_Goal_. Extract exactly the lines from the top of the records through the line containing "plt.rcParams['axes.unicode_minus'] = False", and keep pictures out of the copy.

───

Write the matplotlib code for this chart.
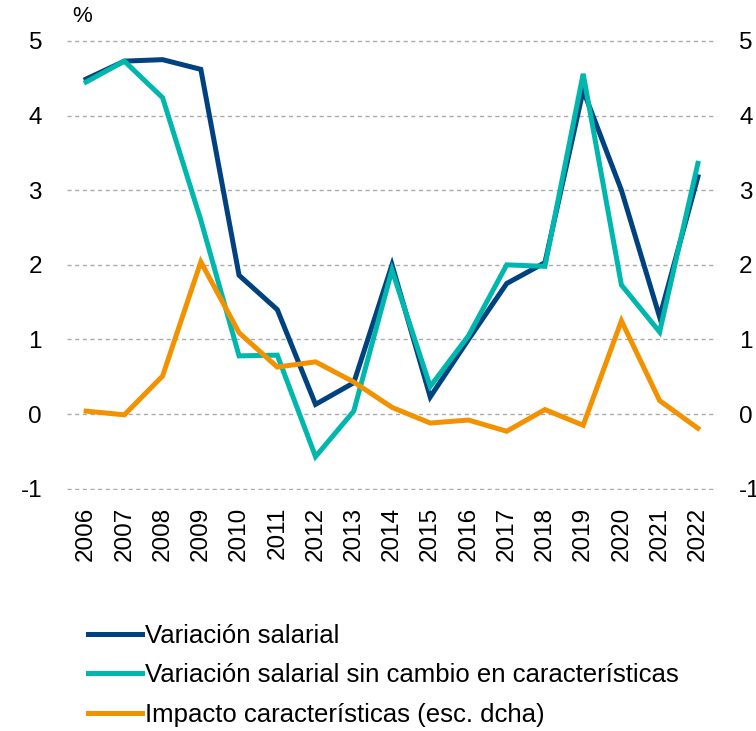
import matplotlib.pyplot as plt
import numpy as np

plt.rcParams['font.family'] = ['Liberation Sans', 'DejaVu Sans']
plt.rcParams['axes.unicode_minus'] = False

years = [str(y) for y in range(2006, 2023)]
variacion = [4.49, 4.73, 4.75, 4.62, 1.86, 1.40, 0.13, 0.42, 2.00, 0.23,
             1.00, 1.75, 2.03, 4.34, 3.00, 1.30, 3.18]
sin_cambio = [4.45, 4.73, 4.24, 2.60, 0.78, 0.79, -0.57, 0.04, 1.93, 0.37,
              1.05, 2.00, 1.98, 4.56, 1.73, 1.10, 3.36]
impacto = [0.04, -0.01, 0.51, 2.04, 1.09, 0.63, 0.70, 0.43, 0.09, -0.12,
           -0.08, -0.23, 0.06, -0.15, 1.25, 0.18, -0.19]
yticks = [-1, 0, 1, 2, 3, 4, 5]

NAVY = "#00427f"
TEAL = "#00b7ae"
ORANGE = "#f39200"
FS = 17.5

fig = plt.figure(figsize=(7.56, 7.31), dpi=100)
# small margin so the -1 and 5 grid lines are not clipped
ax = fig.add_axes([67 / 756, 1 - 490.2 / 731, (717 - 67) / 756, (490.2 - 39.5) / 731])
x = np.arange(len(years))

ax.plot(x, variacion, color=NAVY, lw=3.6, label="Variación salarial", solid_joinstyle='miter')
ax.plot(x, sin_cambio, color=TEAL, lw=3.6, label="Variación salarial sin cambio en características",
        solid_joinstyle='miter')

ax2 = ax.twinx()
ax2.plot(x, impacto, color=ORANGE, lw=3.6, label="Impacto características (esc. dcha)",
         solid_joinstyle='miter')

for a in (ax, ax2):
    a.set_ylim(-1.02, 5.02)
    a.set_yticks(yticks)
    a.set_xlim(-0.5, len(years) - 0.5)
    for s in a.spines.values():
        s.set_visible(False)
    a.tick_params(length=0, labelsize=FS)

ax.yaxis.grid(True, color="#aaaaaa", linestyle=(0, (3, 2.5)), linewidth=1.0)
ax.set_axisbelow(True)
ax.set_xticks(x)
ax.set_xticklabels(years, rotation=90)
ax.tick_params(axis='x', pad=12)
ax.tick_params(axis='y', pad=18)
ax2.tick_params(axis='y', pad=16)

fig.text(72 / 756, 1 - 17 / 731, "%", fontsize=16, va='center', ha='left')

h1, l1 = ax.get_legend_handles_labels()
h2, l2 = ax2.get_legend_handles_labels()
fig.legend(h1 + h2, l1 + l2, loc='upper left', bbox_to_anchor=(88 / 756, 1 - 624 / 731),
           frameon=False, fontsize=18.5, borderpad=0, borderaxespad=0,
           handlelength=2.1, handletextpad=0.12, labelspacing=0.6)

fig.savefig("out.png", dpi=100)
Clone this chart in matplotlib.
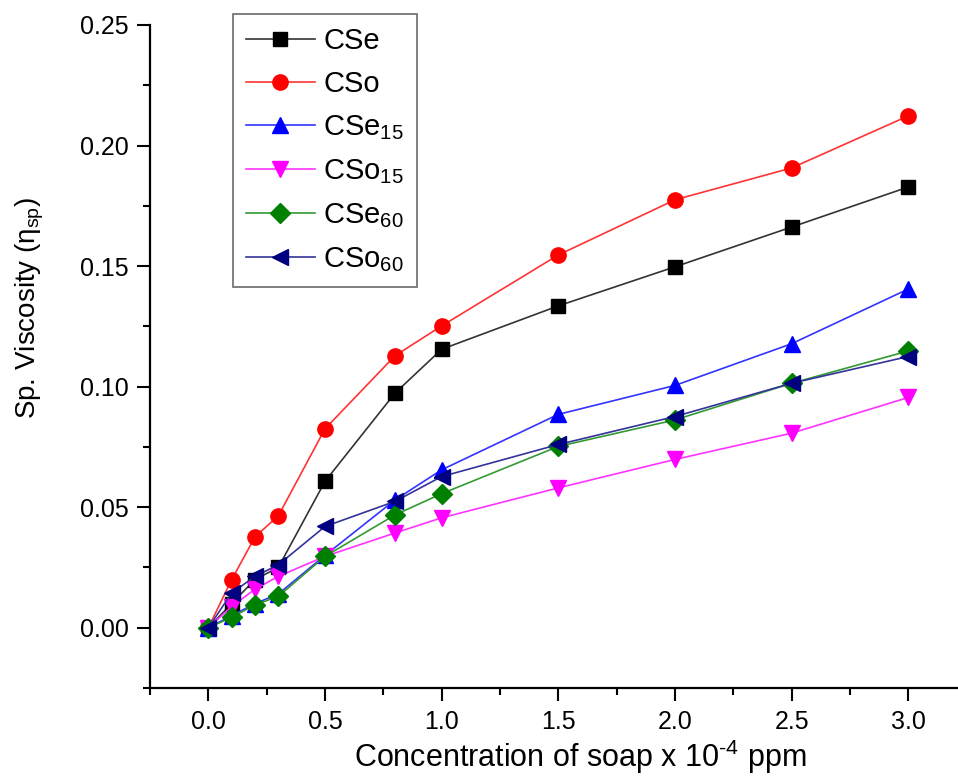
import matplotlib
matplotlib.use("Agg")
import matplotlib.pyplot as plt
from matplotlib.ticker import MultipleLocator, FormatStrFormatter

plt.rcParams['font.family'] = ['Liberation Sans', 'DejaVu Sans']
plt.rcParams['mathtext.fontset'] = 'custom'
plt.rcParams['mathtext.rm'] = 'Liberation Sans'
plt.rcParams['mathtext.it'] = 'Liberation Sans'

conc = [0.0, 0.1, 0.2, 0.3, 0.5, 0.8, 1.0, 1.5, 2.0, 2.5, 3.0]

cse   = [0.0, 0.010, 0.020, 0.025, 0.0607, 0.0973, 0.1155, 0.1335, 0.1497, 0.1662, 0.1828]
cso   = [0.0, 0.0199, 0.0377, 0.0464, 0.0825, 0.1128, 0.1252, 0.1546, 0.1775, 0.1907, 0.2123]
cse15 = [0.0, 0.005, 0.010, 0.014, 0.030, 0.053, 0.0655, 0.0885, 0.1005, 0.1178, 0.1405]
cso15 = [0.0, 0.0088, 0.016, 0.0213, 0.0296, 0.0393, 0.0456, 0.0580, 0.0698, 0.0807, 0.0955]
cse60 = [0.0, 0.0043, 0.0095, 0.013, 0.0296, 0.0468, 0.0556, 0.0752, 0.0862, 0.1014, 0.1148]
cso60 = [0.0, 0.0144, 0.0213, 0.0261, 0.0420, 0.0524, 0.0627, 0.0760, 0.0876, 0.1014, 0.1125]

labels = ['CSe', 'CSo', r'CSe$_{15}$', r'CSo$_{15}$', r'CSe$_{60}$', r'CSo$_{60}$']
series = [cse, cso, cse15, cso15, cse60, cso60]
colors = ['#000000', '#ff0000', '#0000ff', '#ff00ff', '#008000', '#000080']
line_colors = ['#333333', '#ff3333', '#3333ff', '#ff33ff', '#339933', '#333399']
markers = ['s', 'o', '^', 'v', 'D', '<']
msizes = [10, 11, 12, 12, 10, 12]

fig = plt.figure(figsize=(9.58, 7.78), dpi=100)
ax = fig.add_axes([150 / 958, 90 / 778, 808 / 958, 663 / 778])

for y, lab, c, lc, m, ms in zip(series, labels, colors, line_colors, markers, msizes):
    ax.plot(conc, y, color=lc, linewidth=1.2, marker=m, markersize=ms,
            markerfacecolor=c, markeredgecolor=c, label=lab)

ax.set_xlim(-0.25, 3.213)
ax.set_ylim(-0.025, 0.25)

ax.xaxis.set_major_locator(MultipleLocator(0.5))
ax.xaxis.set_minor_locator(MultipleLocator(0.25))
ax.yaxis.set_major_locator(MultipleLocator(0.05))
ax.yaxis.set_minor_locator(MultipleLocator(0.025))
ax.xaxis.set_major_formatter(FormatStrFormatter('%.1f'))
ax.yaxis.set_major_formatter(FormatStrFormatter('%.2f'))

for side in ('top', 'right'):
    ax.spines[side].set_visible(False)
for side in ('left', 'bottom'):
    ax.spines[side].set_linewidth(1.6)

ax.tick_params(which='major', direction='out', length=9.5, width=1.5, labelsize=18, pad=6)
ax.tick_params(which='minor', direction='out', length=5, width=1.5)

ax.set_xlabel(r'Concentration of soap x 10$^{\text{-4}}$ ppm', fontsize=22, va='bottom')
ax.xaxis.set_label_coords((580 - 150) / 808, -(776 - 688) / 663)
ax.set_ylabel(r'Sp. Viscosity ($\eta_{\rm sp}$)', fontsize=20, va='center')
ax.yaxis.set_label_coords((30 - 150) / 808, (688 - 308) / 663)

leg = ax.legend(loc='upper left', bbox_to_anchor=(233 / 958, 1 - 14 / 778),
                bbox_transform=fig.transFigure, borderaxespad=0, fontsize=21,
                frameon=True, fancybox=False, edgecolor='#444444',
                handlelength=2.35, labelspacing=0.52, borderpad=0.45,
                handletextpad=0.3)
leg.get_frame().set_linewidth(1.2)

fig.savefig('out.png', dpi=100)
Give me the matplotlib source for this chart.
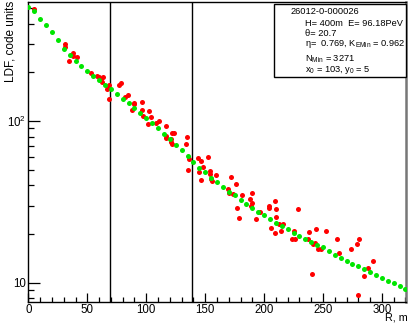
import matplotlib
matplotlib.use('Agg')
import matplotlib.pyplot as plt
from matplotlib.ticker import FixedLocator, FixedFormatter, MultipleLocator, NullFormatter
import numpy as np

plt.rcParams['font.family'] = ['Liberation Sans', 'DejaVu Sans']
plt.rcParams['mathtext.fontset'] = 'custom'
plt.rcParams['mathtext.rm'] = 'Liberation Sans'
plt.rcParams['mathtext.it'] = 'Liberation Sans:italic'

# model LDF (green), every 5 m
r_fit = np.arange(0, 325, 5)
ldf_fit = [509, 481, 429, 394, 355, 317, 280, 257, 235, 218,
           204, 190, 178, 166, 157, 147, 137, 129, 121, 112,
           105, 97.6, 90.8, 83.3, 77.0, 71.0, 66.2, 60.7, 56.0, 51.2,
           48.2, 44.6, 42.0, 38.9, 36.6, 34.7, 32.3, 30.7, 29.0, 27.4,
           26.1, 24.7, 23.5, 22.4, 21.4, 20.4, 19.5, 18.7, 17.9, 17.2,
           16.5, 15.6, 14.9, 14.3, 13.7, 13.1, 12.6, 12.1, 11.6, 11.1,
           10.7, 10.3, 9.96, 9.54, 9.14]

# measured detector values (red)
r_det = [5, 31.1, 30.7, 37.6, 38.1, 41.6, 34.8, 53.0, 58.1, 60.1,
         62.9, 61.5, 62.4, 68.3, 67.1, 66.3, 68.6, 76.7, 78.4, 81.6,
         84.5, 89.4, 90.0, 96.3, 88.2, 96.3, 102.4, 97.3, 104.3, 101.5,
         108.2, 110.5, 117.1, 121.8, 123.3, 116.7, 117.1, 121.1, 121.4, 122.2,
         134.8, 133.9, 136.1, 135.3, 144.1, 146.1, 152.3, 147.8, 144.6, 154.3,
         154.3, 158.9, 146.4, 155.2, 155.9, 171.6, 175.9, 169.5, 170.4, 173.6,
         181.0, 189.7, 188.4, 190.1, 188.7, 176.7, 178.7, 193.5, 196.6, 204.6,
         204.4, 209.1, 210.0, 210.1, 206.3, 208.9, 212.5, 215.9, 214.0, 229.0,
         225.6, 223.9, 226.6, 238.5, 244.3, 237.4, 241.5, 242.9, 245.6, 248.0,
         252.6, 261.7, 263.2, 273.9, 279.0, 280.4, 241.1, 292.6, 288.3, 284.9,
         279.8]
ldf_det = [491, 298, 285, 262, 251, 247, 236, 199, 191, 188,
           187, 183, 173, 168, 162, 157, 136, 167, 171, 141,
           144, 130, 127, 131, 117, 117, 116, 108, 106, 96.2,
           96.9, 99.3, 93.4, 84.1, 84.3, 80.2, 78.3, 77.4, 74.2, 71.6,
           79.3, 72.3, 58.0, 50.0, 58.8, 56.8, 59.9, 52.2, 48.4, 48.9,
           47.0, 46.6, 43.0, 44.0, 42.6, 44.9, 40.6, 38.0, 35.8, 35.3,
           34.7, 35.7, 32.7, 31.1, 29.9, 28.8, 25.2, 24.8, 27.3, 29.9,
           29.0, 31.9, 28.4, 25.6, 21.9, 20.2, 23.0, 23.0, 21.0, 28.5,
           20.9, 18.6, 18.6, 20.5, 21.6, 18.6, 17.3, 17.6, 16.1, 16.1,
           20.8, 18.6, 15.2, 16.1, 17.3, 18.6, 11.3, 13.7, 12.4, 11.0,
           8.4]

r_lines = [69.5, 139]

info = ['26012-0-000026',
        'H= 400m  E= 96.18PeV',
        '\u03b8= 20.7',
        '\u03b7=  0.769, K$_{\\mathregular{EMin}}$ = 0.962',
        'N$_{\\mathregular{Min}}$ = 3271',
        'x$_{\\mathregular{0}}$ = 103, y$_{\\mathregular{0}}$ = 5']

fig = plt.figure(figsize=(4.14, 3.23), dpi=100)
ax = fig.add_axes([0.0688, 0.0641, 0.9119, 0.9288])

ax.scatter(r_det, ldf_det, s=13, color='#ff0000', linewidths=0, zorder=3)
ax.scatter(r_fit, ldf_fit, s=13, color='#00e600', linewidths=0, zorder=4)
for r in r_lines:
    ax.axvline(r, color='black', lw=1.0, zorder=2)

ax.set_yscale('log')
ax.set_xlim(0, 320.5)
ax.set_ylim(7.56, 542)

ax.xaxis.set_major_locator(FixedLocator([0, 50, 100, 150, 200, 250, 300]))
ax.xaxis.set_minor_locator(MultipleLocator(10))
ax.yaxis.set_major_locator(FixedLocator([10, 100]))
ax.yaxis.set_major_formatter(FixedFormatter(['10', '10$^{\\mathregular{2}}$']))
minors = [8, 9] + list(range(20, 100, 10)) + list(range(200, 600, 100))
ax.yaxis.set_minor_locator(FixedLocator(minors))
ax.yaxis.set_minor_formatter(NullFormatter())

ax.tick_params(axis='both', which='both', direction='in', labelsize=8.3, width=0.9)
ax.tick_params(axis='x', which='major', length=6.5, pad=1.5)
ax.tick_params(axis='x', which='minor', length=3.6)
ax.tick_params(axis='y', which='major', length=8.6, pad=2)
ax.tick_params(axis='y', which='minor', length=4.3)
for sp in ax.spines.values():
    sp.set_linewidth(1.0)
ax.spines['right'].set_color('#777777')
ax.spines['right'].set_linewidth(1.8)

fig.text(0.012, 0.998, 'LDF, code units', rotation=90, ha='left', va='top', fontsize=8.5)
fig.text(0.985, 0.0, 'R, m', ha='right', va='bottom', fontsize=7.8)

# info box
box = plt.Rectangle((274 / 414, 1 - 77 / 323), 132 / 414, 73 / 323,
                    transform=fig.transFigure, facecolor='white',
                    edgecolor='black', lw=1.0, zorder=5)
fig.patches.append(box)
ys = [12, 23, 33.5, 44, 59.5, 70.5]
for i, (t, y) in enumerate(zip(info, ys)):
    x0 = 291 if i == 0 else 305
    fig.text(x0 / 414, 1 - y / 323, t, ha='left', va='center', fontsize=6.7, zorder=6)

plt.savefig('out.png', dpi=100)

───

_Written response_.
Write the matplotlib code for this chart.
import matplotlib.pyplot as plt
import numpy as np

plt.rcParams['font.family'] = ['Liberation Sans', 'DejaVu Sans']
plt.rcParams['axes.unicode_minus'] = False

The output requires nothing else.